On 2 November 2000, 36 laboratory accreditation bodies, full members of the International Laboratory Accreditation Cooperation (ILAC), from 28 economies worldwide signed an 'arrangement' in Washington, DC to promote the acceptance of technical test and calibration data for exported goods.
The arrangement came into effect on 31 January 2001. The 'ILAC Arrangement' provides significant technical underpinning to international trade. The key to the Arrangement is the developing global network of accredited testing and calibration laboratories that are assessed and recognised as being competent by ILAC Arrangement signatory accreditation bodies.

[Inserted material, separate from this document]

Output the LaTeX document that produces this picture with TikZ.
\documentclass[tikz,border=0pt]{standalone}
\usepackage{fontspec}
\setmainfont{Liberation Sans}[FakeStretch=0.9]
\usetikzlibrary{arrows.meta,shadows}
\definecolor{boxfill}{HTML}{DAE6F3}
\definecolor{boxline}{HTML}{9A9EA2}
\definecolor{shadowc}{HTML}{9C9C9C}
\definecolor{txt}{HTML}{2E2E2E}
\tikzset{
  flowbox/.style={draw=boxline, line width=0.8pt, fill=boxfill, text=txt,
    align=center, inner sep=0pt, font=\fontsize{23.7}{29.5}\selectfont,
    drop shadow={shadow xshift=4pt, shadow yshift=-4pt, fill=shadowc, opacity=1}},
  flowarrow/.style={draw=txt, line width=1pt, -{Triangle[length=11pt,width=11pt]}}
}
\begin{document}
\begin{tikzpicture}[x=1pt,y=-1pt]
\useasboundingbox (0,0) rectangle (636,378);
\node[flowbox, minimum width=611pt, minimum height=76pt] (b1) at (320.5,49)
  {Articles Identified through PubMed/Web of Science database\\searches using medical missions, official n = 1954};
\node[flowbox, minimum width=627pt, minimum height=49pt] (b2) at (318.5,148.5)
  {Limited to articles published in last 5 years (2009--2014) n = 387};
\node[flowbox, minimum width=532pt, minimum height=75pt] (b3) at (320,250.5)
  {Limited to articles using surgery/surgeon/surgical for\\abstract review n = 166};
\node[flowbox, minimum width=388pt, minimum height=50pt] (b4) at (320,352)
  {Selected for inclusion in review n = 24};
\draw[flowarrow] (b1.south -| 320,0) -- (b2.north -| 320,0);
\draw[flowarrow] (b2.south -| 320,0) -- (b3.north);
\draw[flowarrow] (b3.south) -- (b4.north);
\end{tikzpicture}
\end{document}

The signatories have, in turn, been peer-reviewed and shown to meet ILAC's criteria for competence. Now that the ILAC Arrangement is in place, governments can take advantage of it to further develop or enhance trade agreements. The ultimate aim is increased use and acceptance by industry as well as government of the results from accredited laboratories, including results from laboratories in other countries. In this way, the free-trade goal of 'product tested once and accepted everywhere' can be realised.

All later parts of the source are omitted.